La mente humana es poderosa. Gracias a ella, podemos ver lo que no existe, situarnos donde no estamos, proyectarnos a lo que aún no es o ya pasó. Con la mente puedo hacerme hitita, marciano o meterme en el discurrir de una inteligencia artificial aún no desarrollada. Gracias a la mente, muchas personas viven ya en la República Catalana. Incluso lo ponen en su perfil de Twitter, integrándola olímpicamente en la Unión Europea, que ni la ha reconocido ni podría reconocerla hasta que España retirara el veto que vendría forzado por el burdo designio de los independentistas, ya declarado en su Llei de Transitorietat, de disponer, como cosa propia, de las leyes de nacionalidad, los derechos civiles y políticos y hasta la deuda pública de los españoles.

Sin embargo, hoy por hoy, y más allá de estas mentes entusiastas, la República Catalana es un ente imaginario.

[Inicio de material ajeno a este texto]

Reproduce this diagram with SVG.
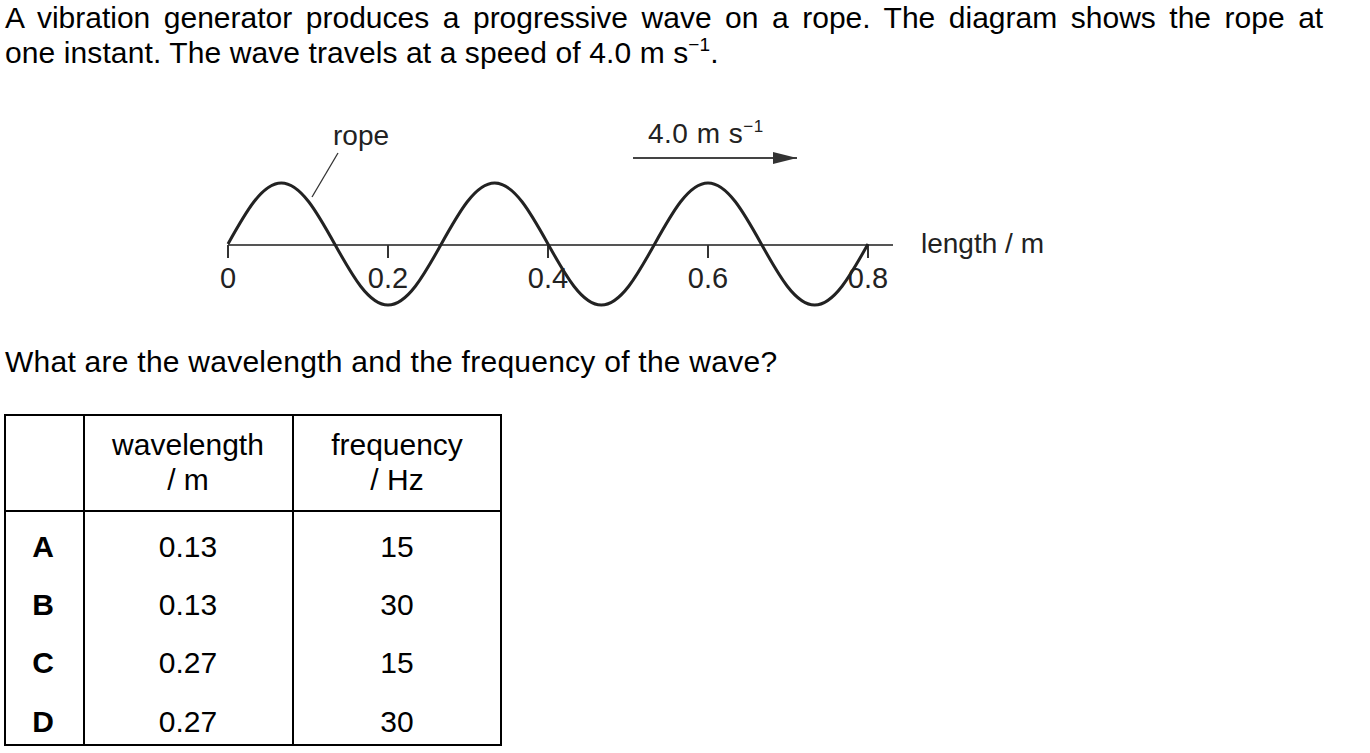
<svg xmlns="http://www.w3.org/2000/svg" width="1370" height="753" viewBox="0 0 1370 753">
<defs>
<style>
text{font-family:"Liberation Sans",Arial,sans-serif;fill:#000}
.body{font-size:30px}
.lbl{font-size:28px;fill:#222}
.tick{font-size:29px;fill:#222;text-anchor:middle}
.cell{font-size:30px;text-anchor:middle}
.bold{font-weight:bold}
.grid{stroke:#000;stroke-width:2;fill:none}
</style>
<marker id="ah" viewBox="0 0 24 12" refX="24" refY="6" markerWidth="24" markerHeight="12" markerUnits="userSpaceOnUse" orient="auto">
<path d="M0,0 L24,6 L0,12 Z" fill="#333"/>
</marker>
</defs>
<rect width="1370" height="753" fill="#fff"/>
<g id="intro">
<text class="body" x="5" y="28" word-spacing="5.2">A vibration generator produces a progressive wave on a rope. The diagram shows the rope at</text>
<text class="body" x="5" y="63" letter-spacing="0.1">one instant. The wave travels at a speed of 4.0 m s<tspan font-size="19" dy="-12">−1</tspan><tspan dy="12">.</tspan></text>
</g>
<g id="wave-diagram">
<line x1="228" y1="245" x2="893" y2="245" stroke="#555" stroke-width="2"/>
<g stroke="#333" stroke-width="2">
<line x1="228" y1="245" x2="228" y2="258"/>
<line x1="388" y1="245" x2="388" y2="258"/>
<line x1="548" y1="245" x2="548" y2="258"/>
<line x1="708" y1="245" x2="708" y2="258"/>
<line x1="868" y1="245" x2="868" y2="258"/>
</g>
<text class="tick" x="228" y="288">0</text>
<text class="tick" x="388" y="288">0.2</text>
<text class="tick" x="548" y="288">0.4</text>
<text class="tick" x="708" y="288">0.6</text>
<text class="tick" x="868" y="288">0.8</text>
<path id="rope" fill="none" stroke="#222" stroke-width="3" d="M228,244 C245.39,212.75 262.03,183 281.33,183 C300.63,183 317.27,212.75 334.67,244 C352.06,275.25 368.7,305 388,305 C407.3,305 423.94,275.25 441.33,244 C458.72,212.75 475.36,183 494.67,183 C513.97,183 530.61,212.75 548,244 C565.39,275.25 582.03,305 601.33,305 C620.63,305 637.27,275.25 654.67,244 C672.06,212.75 688.7,183 708,183 C727.3,183 743.94,212.75 761.33,244 C778.72,275.25 795.36,305 814.67,305 C833.97,305 850.61,275.25 868,244"/>
<line x1="338" y1="153" x2="312" y2="197" stroke="#333" stroke-width="1.3"/>
<text class="lbl" x="333" y="145">rope</text>
<text class="lbl" x="648" y="143" letter-spacing="0.5">4.0 m s<tspan font-size="17" dy="-11">−1</tspan></text>
<line x1="633" y1="158" x2="797" y2="158" stroke="#444" stroke-width="2" marker-end="url(#ah)"/>
<text class="lbl" x="921" y="253">length / m</text>
</g>
<g id="question">
<text class="body" x="5" y="372" letter-spacing="0.25">What are the wavelength and the frequency of the wave?</text>
</g>
<g id="table">
<rect class="grid" x="5" y="415" width="496" height="330"/>
<line class="grid" x1="84" y1="415" x2="84" y2="745"/>
<line class="grid" x1="293" y1="415" x2="293" y2="745"/>
<line class="grid" x1="5" y1="511" x2="501" y2="511"/>
<text class="cell" x="188" y="455">wavelength</text>
<text class="cell" x="188" y="490">/ m</text>
<text class="cell" x="397" y="455">frequency</text>
<text class="cell" x="397" y="490">/ Hz</text>
<text class="cell bold" x="43" y="557">A</text>
<text class="cell" x="188" y="557">0.13</text>
<text class="cell" x="397" y="557">15</text>
<text class="cell bold" x="43" y="615">B</text>
<text class="cell" x="188" y="615">0.13</text>
<text class="cell" x="397" y="615">30</text>
<text class="cell bold" x="43" y="673">C</text>
<text class="cell" x="188" y="673">0.27</text>
<text class="cell" x="397" y="673">15</text>
<text class="cell bold" x="43" y="732">D</text>
<text class="cell" x="188" y="732">0.27</text>
<text class="cell" x="397" y="732">30</text>
</g>
</svg>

Nadie la ha reconocido, nadie fuera del independentismo la exige o la espera, nadie ha osado siquiera proclamarla, por mucho que se alardee de su inexorabilidad. Decía Cervantes que no es cosa fácil inflar un perro, y tampoco es cosa fácil hacer que exista un Estado. La mayoría de los que hay son el fruto de penosos y sangrientos procesos históricos, y los que se sostienen con un mínimo de dignidad, que no son tantos, el resultado de arduos equilibrios alimentados a lo largo del tiempo con el afán y la inteligencia de hombres y mujeres excepcionales, capaces de convencer no sólo a los suyos, sino a los demás, de que eso que proponen como una realidad merece ser tenido en cuenta.

Dicho lo anterior, esta semana los auspiciadores de esa entidad política aún confinada en los dominios de la imaginación han dado un paso que sí ha tenido efectos en el territorio de lo real. Con las esperpénticas sesiones de un Parlament que iba reescribiendo sobre la marcha y a la medida de una mayoría tiránica el orden del día, el reglamento y hasta el ordenamiento constitucional, se ha consumado la fractura de la sociedad catalana, en dos bloques antagónicos y hoy por hoy irreconciliables. Unos, los independentistas, ostentan (o detentan, por cómo ejercen) la mayoría, pero están solos con su convencimiento y la sugestión de su visión imaginaria. Otros, los que se ha dado en llamar arteramente unionistas o españolistas, y que de un modo más sencillo podríamos denominar españoles, sin más, se hallan en minoría en la cámara, pero tienen a su lado a los demás españoles, una antigua nación de cuarenta millones de personas con una cultura, una red de relaciones internacionales y un Estado de derecho existentes y razonablemente consolidados.

Lo malo de las fracturas es que conducen al enfrentamiento, y en este quien suele prevalecer es, lisa y llanamente, el más fuerte. Los independentistas, perdiendo las formas, han apostado por su imaginación, pese a su soledad. Es, cuando menos, un envite arriesgado, al que la Historia le dará la réplica. Y lo malo de la Historia es que rara vez se anda con contemplaciones.